Bangerter, who was one of the first chefs in Toronto to become 100% Ocean Wise certified, says diners ate up his new ethos. “There has never been pushback from diners. There may have been some guests confused by unusual and unfamiliar ingredients but never pushback. Nowadays, guests are more informed and practice the same values at home. They ask us what we do and why we do it.” 

JW Foster, Executive Chef at Fairmont Royal York Hotel in Downtown Toronto

IT’S MORE THAN JUST FOOD

Bottled water is ubiquitous in foodservice, from take-out joints to fine dining, between sourcing, bottling, shipping, and waste management. It’s all very costly for the planet. Langdon Hall no longer purchases bottled water for table service. Instead, they’ve tapped into their escarpment well for bottling in reusable glass onsite. 

For Bangerter, sustainability doesn’t end at the kitchen door “We’re working on removing all single-use plastics from the property,” he explains. And for a 60-room hotel with multiple food outlets and event spaces, it’s a massive project, but they are committed to positive, impactful, ethical change.

The foodservice industry is a massive consumer of energy for cooking, kitchen ventilation, chilling, lighting, heating, and air conditioning. Restaurants use vast amounts of natural gas and electricity, but there are green solutions and green rewards too. Even making a few seemingly small changes can add up to savings. And, the writing is on the wall. The greening of all industries will eventually be legislated, so why not take the lead, do the right thing, and cash in on a marketing advantage? 

Laura Hawkings is Board President at LEAF (Leaders in Environmentally Accountable Foodservice).
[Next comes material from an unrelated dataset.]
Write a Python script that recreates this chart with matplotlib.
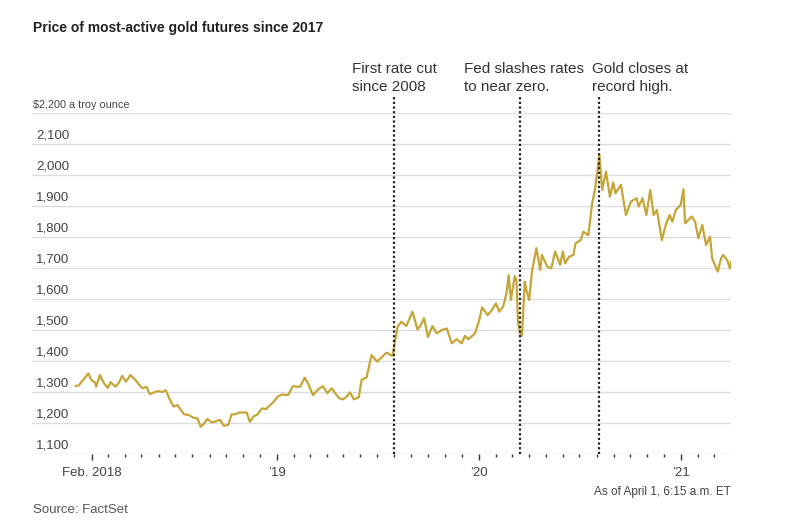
import matplotlib
matplotlib.use("Agg")
import matplotlib.pyplot as plt
import pandas as pd

# gold futures, $ per troy ounce
dates = [
    "2018-01-02", "2018-01-08", "2018-01-15", "2018-01-25", "2018-01-30", "2018-02-06", "2018-02-08",
    "2018-02-15", "2018-02-22", "2018-03-01", "2018-03-06", "2018-03-15", "2018-03-21", "2018-03-27",
    "2018-04-03", "2018-04-11", "2018-04-20", "2018-04-27", "2018-05-03", "2018-05-10", "2018-05-16",
    "2018-05-25", "2018-06-01", "2018-06-08", "2018-06-14", "2018-06-20", "2018-06-28", "2018-07-05",
    "2018-07-12", "2018-07-17", "2018-07-25", "2018-08-03", "2018-08-10", "2018-08-16", "2018-08-21",
    "2018-08-28", "2018-09-05", "2018-09-12", "2018-09-20", "2018-09-27", "2018-10-05", "2018-10-11",
    "2018-10-18", "2018-10-25", "2018-11-07", "2018-11-13", "2018-11-20", "2018-11-26", "2018-12-05",
    "2018-12-12", "2018-12-17", "2018-12-26",
    "2019-01-02", "2019-01-10", "2019-01-21", "2019-01-30", "2019-02-06", "2019-02-12", "2019-02-20",
    "2019-02-26", "2019-03-07", "2019-03-15", "2019-03-25", "2019-04-02", "2019-04-10", "2019-04-23",
    "2019-04-30", "2019-05-07", "2019-05-13", "2019-05-20", "2019-05-29", "2019-06-03", "2019-06-12",
    "2019-06-21", "2019-07-01", "2019-07-09", "2019-07-18", "2019-07-29", "2019-08-07", "2019-08-14",
    "2019-08-23", "2019-09-03", "2019-09-12", "2019-09-18", "2019-09-24", "2019-10-01", "2019-10-09",
    "2019-10-17", "2019-10-26", "2019-11-04", "2019-11-13", "2019-11-22", "2019-12-01", "2019-12-07",
    "2019-12-13", "2019-12-25",
    "2020-01-01", "2020-01-07", "2020-01-17", "2020-01-25", "2020-02-01", "2020-02-07", "2020-02-14",
    "2020-02-20", "2020-02-24", "2020-02-28", "2020-03-06", "2020-03-09", "2020-03-12", "2020-03-16",
    "2020-03-19", "2020-03-24", "2020-03-27", "2020-04-01", "2020-04-06", "2020-04-14", "2020-04-21",
    "2020-04-24", "2020-05-04", "2020-05-11", "2020-05-18", "2020-05-27", "2020-06-01", "2020-06-05",
    "2020-06-12", "2020-06-20", "2020-06-24", "2020-07-03", "2020-07-08", "2020-07-17", "2020-07-24",
    "2020-07-29", "2020-08-06", "2020-08-11", "2020-08-18", "2020-08-25", "2020-08-31", "2020-09-04",
    "2020-09-14", "2020-09-23", "2020-10-02", "2020-10-12", "2020-10-16", "2020-10-23", "2020-10-30",
    "2020-11-06", "2020-11-12", "2020-11-18", "2020-11-27", "2020-12-04", "2020-12-11", "2020-12-16",
    "2020-12-22", "2020-12-31",
    "2021-01-05", "2021-01-08", "2021-01-14", "2021-01-20", "2021-01-26", "2021-02-01", "2021-02-08",
    "2021-02-15", "2021-02-22", "2021-02-26", "2021-03-08", "2021-03-14", "2021-03-18", "2021-03-25",
    "2021-03-30", "2021-04-01",
]
prices = [
    1319, 1322, 1338, 1360, 1340, 1330, 1317,
    1355, 1329, 1313, 1332, 1317, 1330, 1352,
    1333, 1355, 1339, 1323, 1312, 1317, 1293,
    1300, 1303, 1300, 1306, 1280, 1253, 1258,
    1240, 1228, 1226, 1217, 1215, 1188, 1196,
    1213, 1202, 1205, 1210, 1191, 1194, 1228,
    1228, 1234, 1234, 1204, 1222, 1226, 1247,
    1245, 1253, 1268,
    1285, 1292, 1290, 1319, 1317, 1317, 1346,
    1328, 1290, 1306, 1319, 1296, 1312, 1280,
    1276, 1285, 1299, 1276, 1283, 1339, 1347,
    1419, 1398, 1412, 1427, 1416, 1511, 1527,
    1513, 1559, 1502, 1515, 1538, 1477, 1513,
    1489, 1500, 1505, 1457, 1470, 1457, 1481,
    1470, 1489,
    1527, 1573, 1548, 1565, 1586, 1559, 1576,
    1618, 1677, 1597, 1674, 1661, 1522, 1490,
    1481, 1656, 1629, 1597, 1688, 1764, 1694,
    1742, 1704, 1699, 1753, 1710, 1753, 1715,
    1736, 1742, 1780, 1790, 1817, 1806, 1909,
    1952, 2065, 1952, 2011, 1930, 1976, 1941,
    1968, 1871, 1914, 1925, 1898, 1925, 1871,
    1952, 1871, 1887, 1790, 1839, 1871, 1849,
    1887, 1903,
    1954, 1844, 1855, 1866, 1850, 1796, 1839,
    1774, 1801, 1731, 1688, 1731, 1742, 1726,
    1699, 1720,
]

event_dates = ["2019-07-31", "2020-03-15", "2020-08-06"]
event_labels = ["First rate cut\nsince 2008", "Fed slashes rates\nto near zero.", "Gold closes at\nrecord high."]
event_offsets = [-30, -40, -5]

y_ticks = [1100, 1200, 1300, 1400, 1500, 1600, 1700, 1800, 1900, 2000, 2100, 2200]
x_labels = {"2018-02-01": "Feb. 2018", "2019-01-01": "\u201919", "2020-01-01": "\u201920", "2021-01-01": "\u201921"}

plt.rcParams["font.family"] = ["Liberation Sans", "DejaVu Sans"]

gold = "#C6A537"
text_col = "#333333"

fig = plt.figure(figsize=(8.07, 5.21), dpi=100)
ax = fig.add_axes([32 / 807, 1 - 454 / 521, 699 / 807, 341 / 521])

x = pd.to_datetime(dates)
ax.plot(x, prices, color=gold, lw=1.6, solid_joinstyle="round", zorder=3)

ax.set_ylim(1100, 2200)
ax.set_xlim(pd.Timestamp("2017-10-15"), pd.Timestamp("2021-04-01"))

# gridlines and y labels sitting on top of them
for v in y_ticks:
    ax.axhline(v, color="#dddddd", lw=1, zorder=1)
    lab = f"{v:,}" if v != 2200 else "$2,200 a troy ounce"
    size = 9.5 if v != 2200 else 7.8
    ax.annotate(lab, xy=(0, v), xycoords=("axes fraction", "data"),
                xytext=(1 if v == 2200 else 3, 2), textcoords="offset points",
                ha="left", va="bottom", fontsize=size, color="#444444")

for s in ax.spines.values():
    s.set_visible(False)
ax.set_yticks([])

# monthly ticks, year ticks a bit longer
months = pd.date_range("2018-02-01", "2021-03-01", freq="MS")
ax.set_xticks(months, minor=True)
ax.tick_params(axis="x", which="minor", length=2.5, width=1, color="#333333")
major = pd.to_datetime(list(x_labels.keys()))
ax.set_xticks(major)
ax.set_xticklabels(list(x_labels.values()), fontsize=9.5, color="#444444")
ax.tick_params(axis="x", which="major", length=4, width=1, color="#333333", pad=5)

# event lines + notes
for d, lab, off in zip(event_dates, event_labels, event_offsets):
    dt = pd.Timestamp(d)
    ax.vlines(dt, 1100, 2252, colors="#222222", lw=1.6, linestyles=(0, (1, 1.1)),
              clip_on=False, zorder=4)
    ax.annotate(lab, xy=(dt, 1), xycoords=("data", "axes fraction"),
                xytext=(off, 37), textcoords="offset points",
                ha="left", va="top", fontsize=11, color=text_col, linespacing=1.4)

fig.text(33 / 807, 1 - 28 / 521, "Price of most-active gold futures since 2017",
         fontsize=10, fontweight="bold", color="#222222", va="center", ha="left")
fig.text(731 / 807, 1 - 492 / 521, "As of April 1, 6:15 a.m. ET",
         fontsize=8.5, color="#444444", va="center", ha="right")
fig.text(33 / 807, 1 - 510 / 521, "Source: FactSet",
         fontsize=9.5, color="#555555", va="center", ha="left")

fig.savefig("out.png", dpi=100)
It’s her job to help restauranteurs operate as greenly and cleanly as possible, but the most common stumbling block is worry about the cost. “The biggest misconception is that going green is too costly for most businesses,” she says. “However, studies have shown that for every dollar invested in sustainable practices, you get a greater return on investment over time.” Hawkings says there are several low- or no-cost things businesses can do that save them money from day one, but sadly the strategies to reduce environmental footprints remain poorly understood.

As public awareness grows, restaurants that implement sustainable practices will benefit from improved customer loyalty, with repeat visits from diners who are willing to spend a little more at greener establishments. At the Fairmont Royal York Hotel in downtown Toronto, Executive Chef, JW Foster, sends out approximately one million plates per year, and he does it as sustainably as possible while minding the bottom line. 
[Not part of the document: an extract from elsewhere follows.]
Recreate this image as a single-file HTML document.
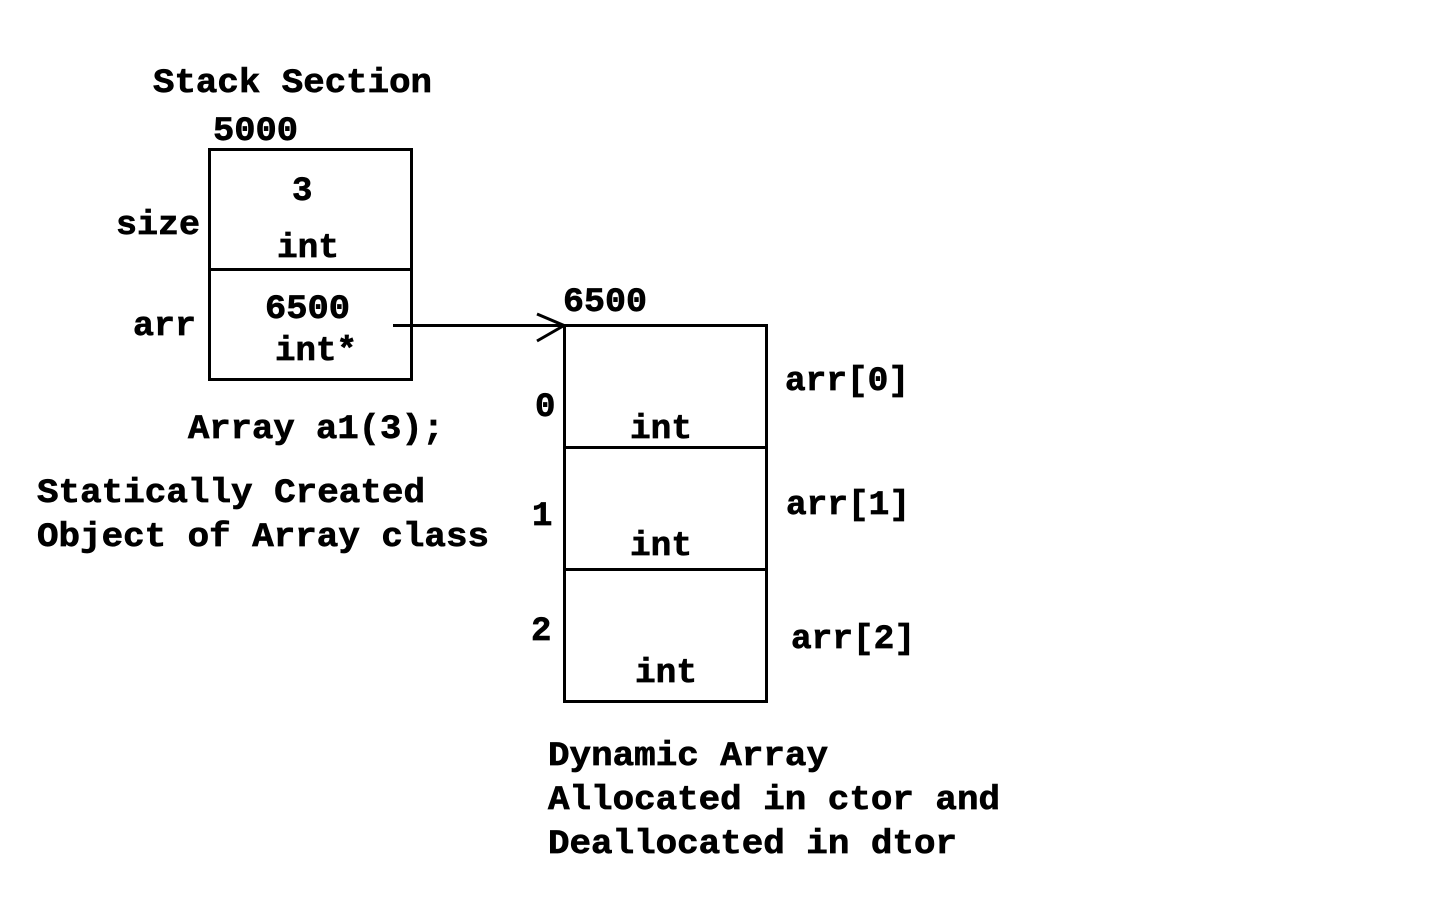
<!DOCTYPE html>
<html><head><meta charset="utf-8"><style>
html,body{margin:0;padding:0;background:#fff;}
svg{display:block;}
text{font-family:"Liberation Mono","DejaVu Sans Mono",monospace;font-weight:bold;font-size:34px;fill:#000;stroke:#000;stroke-width:0.7px;}
</style></head><body>
<svg width="1440" height="900" viewBox="0 0 1440 900" xmlns="http://www.w3.org/2000/svg">
<rect width="1440" height="900" fill="#fff"/>
<g fill="none" stroke="#000" stroke-width="3">
<rect x="209.5" y="149.5" width="202" height="230"/>
<line x1="209" y1="269.5" x2="412" y2="269.5"/>
<rect x="564.5" y="325.5" width="202" height="376"/>
<line x1="564" y1="447.5" x2="767" y2="447.5"/>
<line x1="564" y1="569.5" x2="767" y2="569.5"/>
<line x1="393" y1="325.5" x2="564" y2="325.5"/>
<polyline points="537,314 564,325.5 537,341"/>
</g>
<text x="153" y="92" textLength="279" lengthAdjust="spacingAndGlyphs">Stack Section</text>
<text x="213" y="140" textLength="85" lengthAdjust="spacingAndGlyphs">5000</text>
<text x="292" y="200">3</text>
<text x="277" y="257" textLength="62" lengthAdjust="spacingAndGlyphs">int</text>
<text x="116" y="234" textLength="84" lengthAdjust="spacingAndGlyphs">size</text>
<text x="133" y="335" textLength="63" lengthAdjust="spacingAndGlyphs">arr</text>
<text x="265" y="318" textLength="85" lengthAdjust="spacingAndGlyphs">6500</text>
<text x="275" y="360" textLength="82" lengthAdjust="spacingAndGlyphs">int*</text>
<text x="563" y="311" textLength="84" lengthAdjust="spacingAndGlyphs">6500</text>
<text x="188" y="438" textLength="256" lengthAdjust="spacingAndGlyphs">Array a1(3);</text>
<text x="37" y="502" textLength="388" lengthAdjust="spacingAndGlyphs">Statically Created</text>
<text x="37" y="546" textLength="452" lengthAdjust="spacingAndGlyphs">Object of Array class</text>
<text x="785" y="390" textLength="124" lengthAdjust="spacingAndGlyphs">arr[0]</text>
<text x="786" y="514" textLength="124" lengthAdjust="spacingAndGlyphs">arr[1]</text>
<text x="791" y="648" textLength="124" lengthAdjust="spacingAndGlyphs">arr[2]</text>
<text x="535" y="416">0</text>
<text x="532" y="525">1</text>
<text x="531" y="640">2</text>
<text x="630" y="438" textLength="62" lengthAdjust="spacingAndGlyphs">int</text>
<text x="630" y="555" textLength="62" lengthAdjust="spacingAndGlyphs">int</text>
<text x="635" y="682" textLength="62" lengthAdjust="spacingAndGlyphs">int</text>
<text x="548" y="765" textLength="280" lengthAdjust="spacingAndGlyphs">Dynamic Array</text>
<text x="548" y="809" textLength="452" lengthAdjust="spacingAndGlyphs">Allocated in ctor and</text>
<text x="548" y="853" textLength="409" lengthAdjust="spacingAndGlyphs">Deallocated in dtor</text>
</svg>
</body></html>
“For over 90 years, the hotel has fostered great relationships with suppliers and vendors, ensuring smart purchasing decisions to cut hotel food waste,” says Foster. “We store food in reusable containers whenever possible, and initiatives such as offering take-out biodegradable containers and providing rice vs. paper straws, upon request, allow us to showcase our story to guests.” 

In the same spirit as Chef Bangerter at Langdon Hall, Chef Foster knows that ensuring access to the country’s highest-quality food and beverage products allows them to offer the most responsibility produced options for our guests. “We purchase local, in-season product whenever possible to reduce pollution and help protect overfishing of the oceans,” he explains, while noting that they are committed to being 100% Ocean Wise in the next year. 

Even though Chef Foster’s kitchens are smack dab in the center of Canada’s busiest metropolis, he and his brigade tend a raised-bed garden on the 14th-floor rooftop, complete with beehives, co-managed by an independent beekeeper, Melanie Coats. In 2008, the hotel was recognized as the first hotel in the world to introduce a rooftop apiary. Today, there are seven hives abuzz with 350,000 honey bees, producing an average of 450 lbs of award-winning honey each year, which ends up on the menu and in the hotel’s house ale. 

Along with a wide variety of veggies, herbs, and berries, the bountiful garden is home to three apple trees, all pollinated by the busy bees, and used in the kitchen of Reign in this ideal and sustainable system. “Fairmont Royal York believes that every action matters,” says Foster. “We know it’s important for our guests to know where their food comes from. Bees play a big role in human health and survival – one of every three bites of food we eat depends on them. By the hotel keeping honeybee hives on the roof, and growing food close to where we prepare and serve it, it allows us to reduce our environmental impact on the planet.” 

But ask a chef, is all this extra effort worth it? According to Chef Bangerter, at Langdon Hall, it’s proven to be good for business. “It’s never a sacrifice to do things sustainably; it’s actually the opposite,” he says. “It can be challenging, but if you’re open-minded and work at building relationships, it works out wonderfully in the end.”

Photo Credit: Justyna Sokolowski

Langdon Hall chef Jason Bangerter

10 Tips for Sustainably Delicious Dining – at Home and on the Town

  1. Look for menus that carry the Ocean Wise logo indicating sustainable seafood. Order and cook with local and in-season ingredients.
  2. Eat less meat, but when you do, splurge on the good stuff: local, small farm, grass-fed.
  3. Get to know the farmers and producers who feed you and supply the restaurants you dine at. Some menus will include them and what they grow.
  4. Shop more often at your local farmers’ market.
  5. Look at the labels when you shop. If it contains palm oil, put it back on the shelf.
  6. When buying seafood, think local, lake fish, and locally inland tank farmed.
  7. When buying coffee, look for these keywords: shade-grown and bird-friendly.
  8. Waste less! Eat the leftovers and compost the rest.
  9. Plant a veggie garden. It’s good for you – body and soul – and the planet!
  10. Consume less bottled water, but when you do, buy it in glass bottles that can be reused or recycled.